The beautiful Olive, who becomes both Marstons’ lover, begins as the typical student, open to seduction by her prof. (Those were the days.) She blossoms into the character strong enough to stand up for herself and even to initiate a lesbian relationship with the more experienced and very formidable Elizabeth. With a women’s rights advocate for a mother and the legendary Margaret Sanger for an aunt, Olive embodies the early force of feminism.  All that makes the film intriguing as a retelling of history. The anachronism of Elizabeth’s fluency of f-words may — rather than be a mistake in tone— lay the film’s claim to be happening beyond its characters’ time and place, to be poetry. So, too, the break from the linear timeline to the flashback structure. The story is told across and over time. And in the highly artificial scene of the lovers’ first sexual threesome, over the 1928 orgy we hear Nina Simone’s 1965 Feeling Good.
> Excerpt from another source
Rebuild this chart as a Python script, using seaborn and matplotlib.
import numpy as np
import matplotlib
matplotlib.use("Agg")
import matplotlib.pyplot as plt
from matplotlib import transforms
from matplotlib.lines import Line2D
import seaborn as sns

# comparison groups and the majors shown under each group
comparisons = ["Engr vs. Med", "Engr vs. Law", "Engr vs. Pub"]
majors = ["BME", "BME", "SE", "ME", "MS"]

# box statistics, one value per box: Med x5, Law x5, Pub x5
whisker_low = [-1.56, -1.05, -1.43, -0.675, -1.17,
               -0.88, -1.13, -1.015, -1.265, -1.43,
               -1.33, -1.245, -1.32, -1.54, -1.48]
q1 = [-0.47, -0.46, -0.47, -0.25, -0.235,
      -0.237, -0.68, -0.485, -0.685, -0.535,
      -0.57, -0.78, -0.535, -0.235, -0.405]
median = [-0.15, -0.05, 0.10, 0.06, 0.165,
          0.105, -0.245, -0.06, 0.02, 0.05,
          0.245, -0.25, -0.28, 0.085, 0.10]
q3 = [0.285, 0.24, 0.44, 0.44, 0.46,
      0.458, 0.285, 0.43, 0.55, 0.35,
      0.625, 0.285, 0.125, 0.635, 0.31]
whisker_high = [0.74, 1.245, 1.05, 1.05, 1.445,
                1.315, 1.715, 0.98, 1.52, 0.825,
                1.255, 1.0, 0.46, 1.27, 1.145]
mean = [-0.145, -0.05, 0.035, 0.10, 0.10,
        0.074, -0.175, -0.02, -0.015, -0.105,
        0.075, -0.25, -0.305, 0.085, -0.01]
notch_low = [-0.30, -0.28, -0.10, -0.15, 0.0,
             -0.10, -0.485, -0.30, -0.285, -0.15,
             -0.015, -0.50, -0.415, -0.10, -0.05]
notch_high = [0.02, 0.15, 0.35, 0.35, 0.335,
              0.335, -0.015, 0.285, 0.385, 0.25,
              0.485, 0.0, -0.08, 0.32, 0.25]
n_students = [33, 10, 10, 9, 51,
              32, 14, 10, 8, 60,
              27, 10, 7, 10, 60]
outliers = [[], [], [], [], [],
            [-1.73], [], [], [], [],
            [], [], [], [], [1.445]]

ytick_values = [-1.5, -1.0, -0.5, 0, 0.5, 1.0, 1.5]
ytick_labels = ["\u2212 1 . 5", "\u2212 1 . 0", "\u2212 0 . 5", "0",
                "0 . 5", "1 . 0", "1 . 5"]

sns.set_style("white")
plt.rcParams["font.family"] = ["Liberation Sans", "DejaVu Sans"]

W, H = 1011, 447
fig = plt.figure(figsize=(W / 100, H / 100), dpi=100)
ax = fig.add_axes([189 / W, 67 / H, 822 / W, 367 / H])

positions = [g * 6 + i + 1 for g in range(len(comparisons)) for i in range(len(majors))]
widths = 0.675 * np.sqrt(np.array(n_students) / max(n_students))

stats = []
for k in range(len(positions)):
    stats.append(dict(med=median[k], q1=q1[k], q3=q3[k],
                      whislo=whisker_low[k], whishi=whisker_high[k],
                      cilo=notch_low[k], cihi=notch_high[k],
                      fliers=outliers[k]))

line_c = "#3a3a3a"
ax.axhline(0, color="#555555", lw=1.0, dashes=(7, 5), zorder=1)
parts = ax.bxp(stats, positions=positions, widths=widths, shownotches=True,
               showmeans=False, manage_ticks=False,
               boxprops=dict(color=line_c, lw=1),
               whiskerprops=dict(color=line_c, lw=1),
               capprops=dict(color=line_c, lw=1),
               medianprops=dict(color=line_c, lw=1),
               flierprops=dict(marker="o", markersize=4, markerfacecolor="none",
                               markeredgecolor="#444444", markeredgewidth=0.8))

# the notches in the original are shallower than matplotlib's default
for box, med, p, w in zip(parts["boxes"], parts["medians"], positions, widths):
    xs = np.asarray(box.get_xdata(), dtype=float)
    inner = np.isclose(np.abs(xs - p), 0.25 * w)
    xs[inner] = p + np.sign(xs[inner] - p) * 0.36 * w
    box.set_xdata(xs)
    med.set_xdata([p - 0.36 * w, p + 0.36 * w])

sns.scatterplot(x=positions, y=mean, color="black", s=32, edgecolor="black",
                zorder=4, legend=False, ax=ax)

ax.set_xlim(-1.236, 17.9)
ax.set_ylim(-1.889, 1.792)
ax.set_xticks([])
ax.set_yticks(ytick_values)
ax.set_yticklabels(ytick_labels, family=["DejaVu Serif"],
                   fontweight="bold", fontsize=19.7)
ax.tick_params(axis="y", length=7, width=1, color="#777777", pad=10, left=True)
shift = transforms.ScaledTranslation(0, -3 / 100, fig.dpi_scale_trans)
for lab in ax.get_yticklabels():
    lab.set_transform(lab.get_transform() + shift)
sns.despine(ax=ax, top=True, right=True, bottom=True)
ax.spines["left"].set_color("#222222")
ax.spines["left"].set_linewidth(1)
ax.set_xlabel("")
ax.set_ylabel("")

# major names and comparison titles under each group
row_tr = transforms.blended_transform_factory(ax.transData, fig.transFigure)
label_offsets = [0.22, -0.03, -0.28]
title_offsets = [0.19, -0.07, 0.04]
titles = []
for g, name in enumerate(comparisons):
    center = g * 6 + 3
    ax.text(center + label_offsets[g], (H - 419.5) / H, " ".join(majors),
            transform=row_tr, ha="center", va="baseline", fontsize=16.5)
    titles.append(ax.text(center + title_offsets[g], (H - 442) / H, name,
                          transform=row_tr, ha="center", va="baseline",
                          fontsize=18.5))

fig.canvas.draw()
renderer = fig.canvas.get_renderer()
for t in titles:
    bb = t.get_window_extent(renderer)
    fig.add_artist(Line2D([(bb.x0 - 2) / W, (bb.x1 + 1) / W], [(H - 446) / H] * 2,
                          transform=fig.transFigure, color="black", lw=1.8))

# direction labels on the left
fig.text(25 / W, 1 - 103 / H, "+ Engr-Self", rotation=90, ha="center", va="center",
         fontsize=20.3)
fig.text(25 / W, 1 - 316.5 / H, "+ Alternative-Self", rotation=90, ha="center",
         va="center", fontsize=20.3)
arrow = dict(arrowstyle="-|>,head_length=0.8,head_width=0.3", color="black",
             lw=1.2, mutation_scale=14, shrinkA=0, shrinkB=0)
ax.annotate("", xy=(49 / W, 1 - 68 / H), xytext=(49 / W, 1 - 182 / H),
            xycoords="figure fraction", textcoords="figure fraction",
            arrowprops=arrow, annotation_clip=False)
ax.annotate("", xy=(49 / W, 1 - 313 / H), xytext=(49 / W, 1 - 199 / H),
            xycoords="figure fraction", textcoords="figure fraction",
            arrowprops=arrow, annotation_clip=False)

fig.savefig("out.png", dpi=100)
The scene is happening then but also across time, i.e., now. 
There’s another, similar ripple in that scene. Against all practicality and probability, they “do it” in the vacant college auditorium, disporting themselves with theatrical costume and props. That’s unlikely to have been how it really “happened.” Likelier a discreet speed home and a more propulsive pace.
But it works as poetic metaphor. It suggests that the characters’ behaviour here was not instinctive but with some role-playing, self-conscious performance. All three were acting in an uncharacteristic way there because their instincts were tempered by their “masks” of nonconformist spirits. When they first manage a trois they are tentative, playing it as roles. Once they’re into it, living it, they make erotic use of role-playing and costumes. To the outside world they now play the role of a conventional domestic relationship. The implausible maskery in the first orgy is a metaphor for their psychological wariness at that time and their public concealment later. Marston explains that his Wonder Woman has to wear a mask and pretend to be a secretary in order to be able to live out the freedom of her more powerful nature.     
Whatever its fidelity to the Marston story, the film’s key themes are remarkably current today. Women continue to struggle for equality, professors for academic freedom, popular culture to be taken seriously and thought about as well as enjoyed. The neighbours’ vicious puritanism still reflects American opposition to same-sex marriage, indeed, to any unconventional lifestyle. We still struggle to determine who/what we are and how we can fulfill ourselves. One particular line catches the current liberal explanation for Trump: Elizabeth tells Olive "We were wrong to think ourselves superior to them." The Marston story introduces the liberal evolution that Trump has ended. This film is about Now as much as Then. Good.
     Then there’s that sting at the end, that reminds us our revolutions are never complete. When Olive and the Marstons finally admit their mutual love and need and stop complying with the oppressive norms, they reunite, forever. Even Marston’s death doesn’t separate lovers Olive and Elizabeth. But Olive sets two conditions for her return. She demands a new stove. And she wants weekends off from looking after their children so she can go to a salon or read a book, have time to herself. Even the arch feminist carries the traditional subdued woman’s role.